## Task goal:
Copy all the material that follows, keeping every character the same.

## Raw data:
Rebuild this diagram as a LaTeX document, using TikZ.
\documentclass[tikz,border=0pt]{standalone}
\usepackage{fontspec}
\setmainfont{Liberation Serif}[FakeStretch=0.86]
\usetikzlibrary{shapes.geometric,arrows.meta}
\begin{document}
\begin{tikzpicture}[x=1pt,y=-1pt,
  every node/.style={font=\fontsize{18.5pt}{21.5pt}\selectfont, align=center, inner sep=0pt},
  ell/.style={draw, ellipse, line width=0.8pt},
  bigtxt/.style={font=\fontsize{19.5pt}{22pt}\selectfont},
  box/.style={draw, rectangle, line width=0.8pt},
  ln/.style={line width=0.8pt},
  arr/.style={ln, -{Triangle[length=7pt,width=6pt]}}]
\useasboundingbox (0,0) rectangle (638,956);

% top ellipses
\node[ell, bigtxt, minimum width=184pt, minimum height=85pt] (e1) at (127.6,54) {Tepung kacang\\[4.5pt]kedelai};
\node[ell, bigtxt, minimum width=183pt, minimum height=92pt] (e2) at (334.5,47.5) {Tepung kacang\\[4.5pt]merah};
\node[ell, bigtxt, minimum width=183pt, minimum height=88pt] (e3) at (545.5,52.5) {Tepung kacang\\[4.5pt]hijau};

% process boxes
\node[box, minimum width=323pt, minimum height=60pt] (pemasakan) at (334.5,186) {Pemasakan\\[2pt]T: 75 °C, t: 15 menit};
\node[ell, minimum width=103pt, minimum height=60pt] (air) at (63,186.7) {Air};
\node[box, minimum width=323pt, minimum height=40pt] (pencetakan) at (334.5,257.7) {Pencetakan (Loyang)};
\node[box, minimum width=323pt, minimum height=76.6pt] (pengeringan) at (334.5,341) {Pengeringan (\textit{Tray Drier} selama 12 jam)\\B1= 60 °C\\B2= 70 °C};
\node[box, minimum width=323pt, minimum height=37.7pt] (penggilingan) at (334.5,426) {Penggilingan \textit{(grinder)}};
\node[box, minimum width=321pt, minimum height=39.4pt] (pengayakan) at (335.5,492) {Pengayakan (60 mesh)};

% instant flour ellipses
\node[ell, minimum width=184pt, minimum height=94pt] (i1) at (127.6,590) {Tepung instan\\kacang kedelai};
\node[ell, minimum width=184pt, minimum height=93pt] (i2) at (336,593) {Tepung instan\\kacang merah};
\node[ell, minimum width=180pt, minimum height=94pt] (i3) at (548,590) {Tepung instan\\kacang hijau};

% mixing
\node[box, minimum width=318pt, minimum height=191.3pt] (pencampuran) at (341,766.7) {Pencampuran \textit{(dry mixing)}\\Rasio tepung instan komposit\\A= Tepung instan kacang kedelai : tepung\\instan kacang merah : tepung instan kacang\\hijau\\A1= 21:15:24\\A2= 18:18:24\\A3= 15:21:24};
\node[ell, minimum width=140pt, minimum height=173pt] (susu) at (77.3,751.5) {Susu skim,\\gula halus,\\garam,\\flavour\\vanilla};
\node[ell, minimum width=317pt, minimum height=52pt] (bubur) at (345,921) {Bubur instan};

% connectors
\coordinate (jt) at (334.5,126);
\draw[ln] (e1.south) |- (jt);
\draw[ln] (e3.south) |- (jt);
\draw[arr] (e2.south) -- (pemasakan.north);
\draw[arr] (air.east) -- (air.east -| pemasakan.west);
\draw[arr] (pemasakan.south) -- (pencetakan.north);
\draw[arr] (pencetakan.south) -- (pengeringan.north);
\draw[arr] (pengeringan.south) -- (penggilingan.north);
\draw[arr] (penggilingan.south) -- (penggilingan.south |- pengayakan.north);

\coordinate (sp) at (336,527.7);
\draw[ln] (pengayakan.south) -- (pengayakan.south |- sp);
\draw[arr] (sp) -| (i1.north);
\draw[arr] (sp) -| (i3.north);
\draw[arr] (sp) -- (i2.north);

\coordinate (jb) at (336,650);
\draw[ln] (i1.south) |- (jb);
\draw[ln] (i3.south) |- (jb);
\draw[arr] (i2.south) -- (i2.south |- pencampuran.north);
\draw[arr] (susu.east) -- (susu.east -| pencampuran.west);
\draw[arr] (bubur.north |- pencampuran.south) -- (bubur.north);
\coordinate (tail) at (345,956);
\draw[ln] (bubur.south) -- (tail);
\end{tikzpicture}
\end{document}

## Finished task:
Rebuild this diagram as a LaTeX document, using TikZ.
\documentclass[tikz,border=0pt]{standalone}
\usepackage{fontspec}
\setmainfont{Liberation Serif}[FakeStretch=0.86]
\usetikzlibrary{shapes.geometric,arrows.meta}
\begin{document}
\begin{tikzpicture}[x=1pt,y=-1pt,
  every node/.style={font=\fontsize{18.5pt}{21.5pt}\selectfont, align=center, inner sep=0pt},
  ell/.style={draw, ellipse, line width=0.8pt},
  bigtxt/.style={font=\fontsize{19.5pt}{22pt}\selectfont},
  box/.style={draw, rectangle, line width=0.8pt},
  ln/.style={line width=0.8pt},
  arr/.style={ln, -{Triangle[length=7pt,width=6pt]}}]
\useasboundingbox (0,0) rectangle (638,956);

% top ellipses
\node[ell, bigtxt, minimum width=184pt, minimum height=85pt] (e1) at (127.6,54) {Tepung kacang\\[4.5pt]kedelai};
\node[ell, bigtxt, minimum width=183pt, minimum height=92pt] (e2) at (334.5,47.5) {Tepung kacang\\[4.5pt]merah};
\node[ell, bigtxt, minimum width=183pt, minimum height=88pt] (e3) at (545.5,52.5) {Tepung kacang\\[4.5pt]hijau};

% process boxes
\node[box, minimum width=323pt, minimum height=60pt] (pemasakan) at (334.5,186) {Pemasakan\\[2pt]T: 75 °C, t: 15 menit};
\node[ell, minimum width=103pt, minimum height=60pt] (air) at (63,186.7) {Air};
\node[box, minimum width=323pt, minimum height=40pt] (pencetakan) at (334.5,257.7) {Pencetakan (Loyang)};
\node[box, minimum width=323pt, minimum height=76.6pt] (pengeringan) at (334.5,341) {Pengeringan (\textit{Tray Drier} selama 12 jam)\\B1= 60 °C\\B2= 70 °C};
\node[box, minimum width=323pt, minimum height=37.7pt] (penggilingan) at (334.5,426) {Penggilingan \textit{(grinder)}};
\node[box, minimum width=321pt, minimum height=39.4pt] (pengayakan) at (335.5,492) {Pengayakan (60 mesh)};

% instant flour ellipses
\node[ell, minimum width=184pt, minimum height=94pt] (i1) at (127.6,590) {Tepung instan\\kacang kedelai};
\node[ell, minimum width=184pt, minimum height=93pt] (i2) at (336,593) {Tepung instan\\kacang merah};
\node[ell, minimum width=180pt, minimum height=94pt] (i3) at (548,590) {Tepung instan\\kacang hijau};

% mixing
\node[box, minimum width=318pt, minimum height=191.3pt] (pencampuran) at (341,766.7) {Pencampuran \textit{(dry mixing)}\\Rasio tepung instan komposit\\A= Tepung instan kacang kedelai : tepung\\instan kacang merah : tepung instan kacang\\hijau\\A1= 21:15:24\\A2= 18:18:24\\A3= 15:21:24};
\node[ell, minimum width=140pt, minimum height=173pt] (susu) at (77.3,751.5) {Susu skim,\\gula halus,\\garam,\\flavour\\vanilla};
\node[ell, minimum width=317pt, minimum height=52pt] (bubur) at (345,921) {Bubur instan};

% connectors
\coordinate (jt) at (334.5,126);
\draw[ln] (e1.south) |- (jt);
\draw[ln] (e3.south) |- (jt);
\draw[arr] (e2.south) -- (pemasakan.north);
\draw[arr] (air.east) -- (air.east -| pemasakan.west);
\draw[arr] (pemasakan.south) -- (pencetakan.north);
\draw[arr] (pencetakan.south) -- (pengeringan.north);
\draw[arr] (pengeringan.south) -- (penggilingan.north);
\draw[arr] (penggilingan.south) -- (penggilingan.south |- pengayakan.north);

\coordinate (sp) at (336,527.7);
\draw[ln] (pengayakan.south) -- (pengayakan.south |- sp);
\draw[arr] (sp) -| (i1.north);
\draw[arr] (sp) -| (i3.north);
\draw[arr] (sp) -- (i2.north);

\coordinate (jb) at (336,650);
\draw[ln] (i1.south) |- (jb);
\draw[ln] (i3.south) |- (jb);
\draw[arr] (i2.south) -- (i2.south |- pencampuran.north);
\draw[arr] (susu.east) -- (susu.east -| pencampuran.west);
\draw[arr] (bubur.north |- pencampuran.south) -- (bubur.north);
\coordinate (tail) at (345,956);
\draw[ln] (bubur.south) -- (tail);
\end{tikzpicture}
\end{document}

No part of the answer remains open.